Copy out every line exactly, passing over the pictures.

··········

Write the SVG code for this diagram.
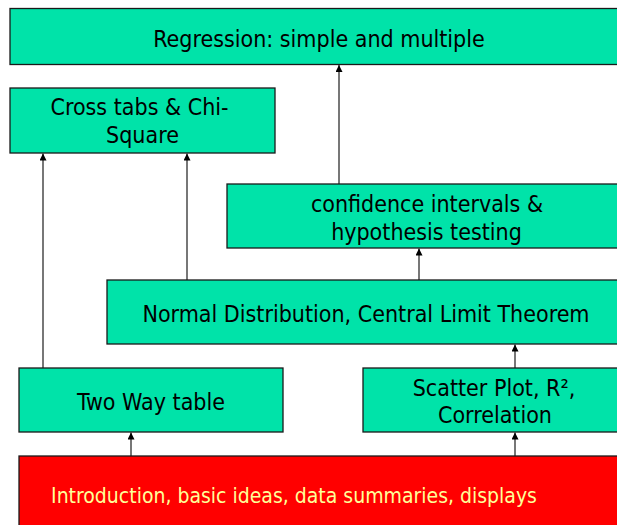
<svg xmlns="http://www.w3.org/2000/svg" width="617" height="525" viewBox="0 0 617 525">
<style>
.box{fill:#00E3A9;stroke:#1a1a1a;stroke-width:1.3}
.red{fill:#FF0000;stroke:#1a1a1a;stroke-width:1.3}
.t{font-family:"DejaVu Sans Condensed","DejaVu Sans",Tahoma,sans-serif;font-stretch:condensed;font-size:23px;fill:#000;text-anchor:middle}
.ty{fill:#FFFF99;font-size:21px}
.c{stroke:#555;stroke-width:1.6;fill:none;marker-end:url(#ah)}
</style>
<defs>
<marker id="ah" markerUnits="userSpaceOnUse" markerWidth="8" markerHeight="8" refX="7" refY="3.5" orient="auto">
<path d="M0,0 L7,3.5 L0,7 z" fill="#000"/>
</marker>
</defs>
<rect width="617" height="525" fill="#fff"/>
<g id="connectors">
<line class="c" x1="43" y1="368" x2="43" y2="153.5"/>
<line class="c" x1="187" y1="280" x2="187" y2="153.5"/>
<line class="c" x1="339" y1="184" x2="339" y2="65"/>
<line class="c" x1="419" y1="280" x2="419" y2="248.5"/>
<line class="c" x1="515" y1="368" x2="515" y2="344.5"/>
<line class="c" x1="131" y1="456" x2="131" y2="432.5"/>
<line class="c" x1="515" y1="456" x2="515" y2="432.5"/>
</g>
<g id="regression">
<rect class="box" x="10" y="8.5" width="618" height="56"/>
<text class="t" x="319" y="47">Regression: simple and multiple</text>
</g>
<g id="crosstabs">
<rect class="box" x="10" y="88" width="265" height="65"/>
<text class="t" x="139.5" y="115">Cross tabs &amp; Chi-</text>
<text class="t" x="142.5" y="142.5">Square</text>
</g>
<g id="confidence">
<rect class="box" x="227" y="184" width="400" height="64"/>
<text class="t" x="427" y="211.5">confidence intervals &amp;</text>
<text class="t" x="426.5" y="240">hypothesis testing</text>
</g>
<g id="normal">
<rect class="box" x="107" y="280" width="520" height="64"/>
<text class="t" x="366" y="322">Normal Distribution, Central Limit Theorem</text>
</g>
<g id="twoway">
<rect class="box" x="19" y="368" width="264" height="64"/>
<text class="t" x="151" y="410">Two Way table</text>
</g>
<g id="scatter">
<rect class="box" x="363" y="368" width="264" height="64"/>
<text class="t" x="494" y="396">Scatter Plot, R²,</text>
<text class="t" x="495" y="423.3">Correlation</text>
</g>
<g id="intro">
<rect class="red" x="19" y="456" width="610" height="80"/>
<text class="t ty" x="294" y="502.5">Introduction, basic ideas, data summaries, displays</text>
</g>
</svg>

··········

Exercise solution
Write the SVG code for this diagram.
<svg xmlns="http://www.w3.org/2000/svg" width="617" height="525" viewBox="0 0 617 525">
<style>
.box{fill:#00E3A9;stroke:#1a1a1a;stroke-width:1.3}
.red{fill:#FF0000;stroke:#1a1a1a;stroke-width:1.3}
.t{font-family:"DejaVu Sans Condensed","DejaVu Sans",Tahoma,sans-serif;font-stretch:condensed;font-size:23px;fill:#000;text-anchor:middle}
.ty{fill:#FFFF99;font-size:21px}
.c{stroke:#555;stroke-width:1.6;fill:none;marker-end:url(#ah)}
</style>
<defs>
<marker id="ah" markerUnits="userSpaceOnUse" markerWidth="8" markerHeight="8" refX="7" refY="3.5" orient="auto">
<path d="M0,0 L7,3.5 L0,7 z" fill="#000"/>
</marker>
</defs>
<rect width="617" height="525" fill="#fff"/>
<g id="connectors">
<line class="c" x1="43" y1="368" x2="43" y2="153.5"/>
<line class="c" x1="187" y1="280" x2="187" y2="153.5"/>
<line class="c" x1="339" y1="184" x2="339" y2="65"/>
<line class="c" x1="419" y1="280" x2="419" y2="248.5"/>
<line class="c" x1="515" y1="368" x2="515" y2="344.5"/>
<line class="c" x1="131" y1="456" x2="131" y2="432.5"/>
<line class="c" x1="515" y1="456" x2="515" y2="432.5"/>
</g>
<g id="regression">
<rect class="box" x="10" y="8.5" width="618" height="56"/>
<text class="t" x="319" y="47">Regression: simple and multiple</text>
</g>
<g id="crosstabs">
<rect class="box" x="10" y="88" width="265" height="65"/>
<text class="t" x="139.5" y="115">Cross tabs &amp; Chi-</text>
<text class="t" x="142.5" y="142.5">Square</text>
</g>
<g id="confidence">
<rect class="box" x="227" y="184" width="400" height="64"/>
<text class="t" x="427" y="211.5">confidence intervals &amp;</text>
<text class="t" x="426.5" y="240">hypothesis testing</text>
</g>
<g id="normal">
<rect class="box" x="107" y="280" width="520" height="64"/>
<text class="t" x="366" y="322">Normal Distribution, Central Limit Theorem</text>
</g>
<g id="twoway">
<rect class="box" x="19" y="368" width="264" height="64"/>
<text class="t" x="151" y="410">Two Way table</text>
</g>
<g id="scatter">
<rect class="box" x="363" y="368" width="264" height="64"/>
<text class="t" x="494" y="396">Scatter Plot, R²,</text>
<text class="t" x="495" y="423.3">Correlation</text>
</g>
<g id="intro">
<rect class="red" x="19" y="456" width="610" height="80"/>
<text class="t ty" x="294" y="502.5">Introduction, basic ideas, data summaries, displays</text>
</g>
</svg>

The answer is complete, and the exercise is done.